*Task objective*:
Copy out all of the data exactly as it appears.

*Data block*:
----------------------------------------
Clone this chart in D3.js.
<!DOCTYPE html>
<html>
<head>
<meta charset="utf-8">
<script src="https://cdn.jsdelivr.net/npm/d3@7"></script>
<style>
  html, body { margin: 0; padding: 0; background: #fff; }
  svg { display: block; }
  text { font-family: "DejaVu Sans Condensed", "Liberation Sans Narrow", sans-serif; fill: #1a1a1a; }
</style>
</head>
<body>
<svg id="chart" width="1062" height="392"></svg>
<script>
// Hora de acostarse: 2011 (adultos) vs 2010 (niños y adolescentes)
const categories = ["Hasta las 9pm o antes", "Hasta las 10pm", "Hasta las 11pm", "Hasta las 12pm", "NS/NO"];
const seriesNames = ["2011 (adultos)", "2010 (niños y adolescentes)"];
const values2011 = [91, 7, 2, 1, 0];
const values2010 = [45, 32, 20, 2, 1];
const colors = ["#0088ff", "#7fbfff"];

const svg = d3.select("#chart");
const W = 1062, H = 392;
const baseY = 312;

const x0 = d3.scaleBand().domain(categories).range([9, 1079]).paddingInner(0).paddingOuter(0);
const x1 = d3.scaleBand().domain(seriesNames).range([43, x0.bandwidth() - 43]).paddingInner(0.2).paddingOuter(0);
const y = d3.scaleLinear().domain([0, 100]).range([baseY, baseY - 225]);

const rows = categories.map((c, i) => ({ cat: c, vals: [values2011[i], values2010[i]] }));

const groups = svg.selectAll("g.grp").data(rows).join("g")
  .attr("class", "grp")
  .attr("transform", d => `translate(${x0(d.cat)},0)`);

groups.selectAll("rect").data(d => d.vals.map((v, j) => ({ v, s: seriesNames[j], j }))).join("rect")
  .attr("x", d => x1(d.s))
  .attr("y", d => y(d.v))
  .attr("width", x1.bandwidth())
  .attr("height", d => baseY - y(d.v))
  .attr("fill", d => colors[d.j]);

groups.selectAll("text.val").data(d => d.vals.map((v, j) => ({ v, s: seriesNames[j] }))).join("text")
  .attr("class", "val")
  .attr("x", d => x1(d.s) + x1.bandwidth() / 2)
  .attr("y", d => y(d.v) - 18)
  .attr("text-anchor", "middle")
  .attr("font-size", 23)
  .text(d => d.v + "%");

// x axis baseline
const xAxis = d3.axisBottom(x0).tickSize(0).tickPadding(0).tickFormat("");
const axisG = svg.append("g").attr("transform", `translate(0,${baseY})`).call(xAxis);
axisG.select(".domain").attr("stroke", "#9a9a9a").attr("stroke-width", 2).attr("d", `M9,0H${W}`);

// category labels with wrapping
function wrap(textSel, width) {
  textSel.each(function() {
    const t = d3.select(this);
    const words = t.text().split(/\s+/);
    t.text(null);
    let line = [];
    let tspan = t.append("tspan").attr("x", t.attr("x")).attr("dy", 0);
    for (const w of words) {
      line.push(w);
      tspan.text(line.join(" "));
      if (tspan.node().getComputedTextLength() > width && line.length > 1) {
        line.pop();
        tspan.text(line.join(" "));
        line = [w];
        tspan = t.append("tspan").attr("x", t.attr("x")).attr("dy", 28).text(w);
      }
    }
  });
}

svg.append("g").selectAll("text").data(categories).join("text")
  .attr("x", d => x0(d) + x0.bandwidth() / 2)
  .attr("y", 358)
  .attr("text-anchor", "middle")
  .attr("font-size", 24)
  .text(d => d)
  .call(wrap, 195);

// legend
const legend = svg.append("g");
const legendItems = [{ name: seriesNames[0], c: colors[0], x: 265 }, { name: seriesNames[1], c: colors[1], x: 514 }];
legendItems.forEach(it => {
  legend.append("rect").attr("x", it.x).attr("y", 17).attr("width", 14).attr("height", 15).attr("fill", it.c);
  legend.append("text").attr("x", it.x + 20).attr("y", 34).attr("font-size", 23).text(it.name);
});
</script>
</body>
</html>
----------------------------------------
*The completed task*:
Clone this chart in D3.js.
<!DOCTYPE html>
<html>
<head>
<meta charset="utf-8">
<script src="https://cdn.jsdelivr.net/npm/d3@7"></script>
<style>
  html, body { margin: 0; padding: 0; background: #fff; }
  svg { display: block; }
  text { font-family: "DejaVu Sans Condensed", "Liberation Sans Narrow", sans-serif; fill: #1a1a1a; }
</style>
</head>
<body>
<svg id="chart" width="1062" height="392"></svg>
<script>
// Hora de acostarse: 2011 (adultos) vs 2010 (niños y adolescentes)
const categories = ["Hasta las 9pm o antes", "Hasta las 10pm", "Hasta las 11pm", "Hasta las 12pm", "NS/NO"];
const seriesNames = ["2011 (adultos)", "2010 (niños y adolescentes)"];
const values2011 = [91, 7, 2, 1, 0];
const values2010 = [45, 32, 20, 2, 1];
const colors = ["#0088ff", "#7fbfff"];

const svg = d3.select("#chart");
const W = 1062, H = 392;
const baseY = 312;

const x0 = d3.scaleBand().domain(categories).range([9, 1079]).paddingInner(0).paddingOuter(0);
const x1 = d3.scaleBand().domain(seriesNames).range([43, x0.bandwidth() - 43]).paddingInner(0.2).paddingOuter(0);
const y = d3.scaleLinear().domain([0, 100]).range([baseY, baseY - 225]);

const rows = categories.map((c, i) => ({ cat: c, vals: [values2011[i], values2010[i]] }));

const groups = svg.selectAll("g.grp").data(rows).join("g")
  .attr("class", "grp")
  .attr("transform", d => `translate(${x0(d.cat)},0)`);

groups.selectAll("rect").data(d => d.vals.map((v, j) => ({ v, s: seriesNames[j], j }))).join("rect")
  .attr("x", d => x1(d.s))
  .attr("y", d => y(d.v))
  .attr("width", x1.bandwidth())
  .attr("height", d => baseY - y(d.v))
  .attr("fill", d => colors[d.j]);

groups.selectAll("text.val").data(d => d.vals.map((v, j) => ({ v, s: seriesNames[j] }))).join("text")
  .attr("class", "val")
  .attr("x", d => x1(d.s) + x1.bandwidth() / 2)
  .attr("y", d => y(d.v) - 18)
  .attr("text-anchor", "middle")
  .attr("font-size", 23)
  .text(d => d.v + "%");

// x axis baseline
const xAxis = d3.axisBottom(x0).tickSize(0).tickPadding(0).tickFormat("");
const axisG = svg.append("g").attr("transform", `translate(0,${baseY})`).call(xAxis);
axisG.select(".domain").attr("stroke", "#9a9a9a").attr("stroke-width", 2).attr("d", `M9,0H${W}`);

// category labels with wrapping
function wrap(textSel, width) {
  textSel.each(function() {
    const t = d3.select(this);
    const words = t.text().split(/\s+/);
    t.text(null);
    let line = [];
    let tspan = t.append("tspan").attr("x", t.attr("x")).attr("dy", 0);
    for (const w of words) {
      line.push(w);
      tspan.text(line.join(" "));
      if (tspan.node().getComputedTextLength() > width && line.length > 1) {
        line.pop();
        tspan.text(line.join(" "));
        line = [w];
        tspan = t.append("tspan").attr("x", t.attr("x")).attr("dy", 28).text(w);
      }
    }
  });
}

svg.append("g").selectAll("text").data(categories).join("text")
  .attr("x", d => x0(d) + x0.bandwidth() / 2)
  .attr("y", 358)
  .attr("text-anchor", "middle")
  .attr("font-size", 24)
  .text(d => d)
  .call(wrap, 195);

// legend
const legend = svg.append("g");
const legendItems = [{ name: seriesNames[0], c: colors[0], x: 265 }, { name: seriesNames[1], c: colors[1], x: 514 }];
legendItems.forEach(it => {
  legend.append("rect").attr("x", it.x).attr("y", 17).attr("width", 14).attr("height", 15).attr("fill", it.c);
  legend.append("text").attr("x", it.x + 20).attr("y", 34).attr("font-size", 23).text(it.name);
});
</script>
</body>
</html>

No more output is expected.